== What this task involves ==
Find and return each line containing "seaborn".
#### Data provided ####
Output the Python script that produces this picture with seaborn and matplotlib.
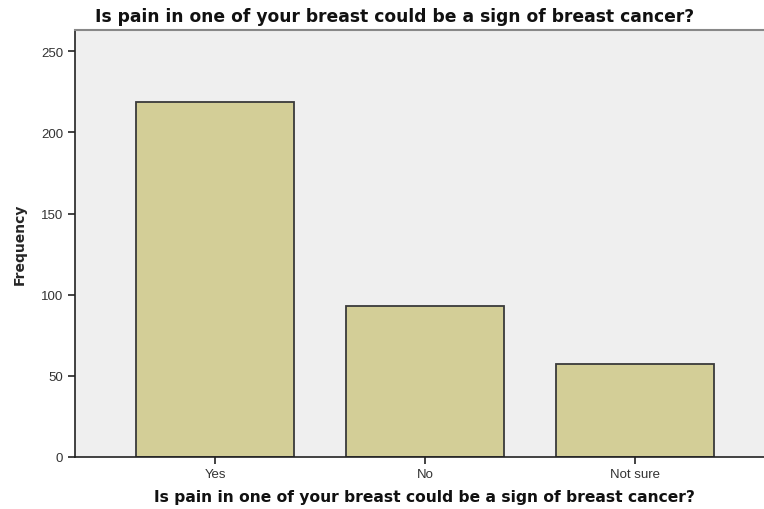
import numpy as np
import pandas as pd
import matplotlib
matplotlib.use("Agg")
import matplotlib.pyplot as plt
import seaborn as sns

# answers and counts
answers = ["Yes", "No", "Not sure"]
counts = [219, 93, 57]
question = "Is pain in one of your breast could be a sign of breast cancer?"

df = pd.DataFrame({"Answer": answers, "Frequency": counts})

sns.set_style("white")
plt.rcParams["font.family"] = ["DejaVu Sans"]

fig = plt.figure(figsize=(7.64, 5.10), dpi=100)
ax = fig.add_axes([0.0982, 0.102, 0.9018, 0.837])
ax.set_facecolor("#efefef")

sns.barplot(
    data=df,
    x="Answer",
    y="Frequency",
    color="#d3ce97",
    saturation=1,
    width=0.752,
    linewidth=1.3,
    edgecolor="#3a3a3a",
    ax=ax,
)

ax.set_xlim(-0.667, 2.614)
ax.set_ylim(0, 263)
ax.set_yticks([0, 50, 100, 150, 200, 250])

for side in ["left", "bottom"]:
    ax.spines[side].set_color("#222222")
    ax.spines[side].set_linewidth(1.2)
ax.spines["top"].set_color("#888888")
ax.spines["top"].set_linewidth(1.5)
ax.spines["right"].set_visible(False)

ax.tick_params(axis="both", direction="out", length=5, width=1.2, color="#222222",
               labelsize=9.5, labelcolor="#333333", left=True, bottom=True)
ax.tick_params(axis="x", pad=3)
for lab in ax.get_xticklabels() + ax.get_yticklabels():
    lab.set_family("Liberation Sans")

ax.set_xlabel("")
ax.set_ylabel("Frequency", fontsize=10, fontweight="bold", labelpad=10)
fig.text(0.5556, 0.025, question, ha="center", va="center",
         fontsize=11.2, fontweight="bold", color="#111111")
fig.text(0.517, 0.966, question, ha="center", va="center",
         fontsize=12.3, fontweight="bold", color="#111111")

fig.savefig("out.png", dpi=100)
####
== Solution to this task ==
Output the Python script that produces this picture with seaborn and matplotlib.
import seaborn as sns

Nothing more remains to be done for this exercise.